Zeca nunca escreveu o livro de memórias que todos lhe pedíamos – foi testemunha privilegiada dos bastidores de uma parte da história do país. Ele dizia que a lealdade não o permitiria. Também não teve tempo para isso: morreu em serviço, já não no PSD, mas ao lado de um dos ex-presidentes do PSD ao lado de quem mais se divertiu: Marcelo Rebelo de Sousa.

Eu chamava-lhe “Jozeca” porque um dia me tinha contado que o facto de ser conhecido no partido por um diminutivo – o seu nome era José Luís – dava azo a grandes confusões entre os militantes de base. Chamaram-lhe muitos nomes diferentes ao longo da vida e uma vez recebeu um telefonema para “o senhor Jozeca Mendonça”. Agora acabei de ler a crónica do Bernardo Ferrão no Expresso e vi que ele também lhe chamava “Jozeca”.

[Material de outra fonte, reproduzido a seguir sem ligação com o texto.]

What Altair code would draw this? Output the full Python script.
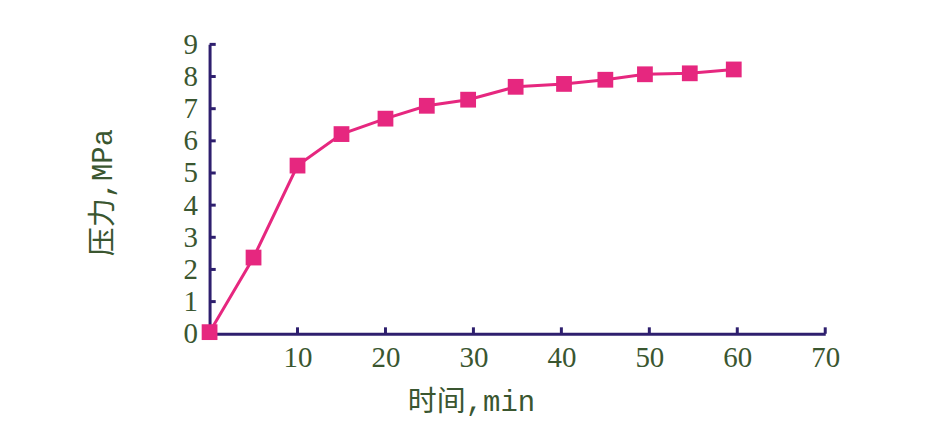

O Zeca ensinou-me muitas coisas na vida, nomeadamente ajudou-me a perceber o partido de que era assessor sem propaganda patética nem manipulação ridícula nem abstrusa divinização do chefe, como tantos assessores de imprensa – nomeadamente aqueles que foram jornalistas, o que Zeca nunca foi – fazem. Que se dane a frase do “não há insubstituíveis”. É mentira. Há insubstituíveis, pelo menos no país da delicadeza perdida.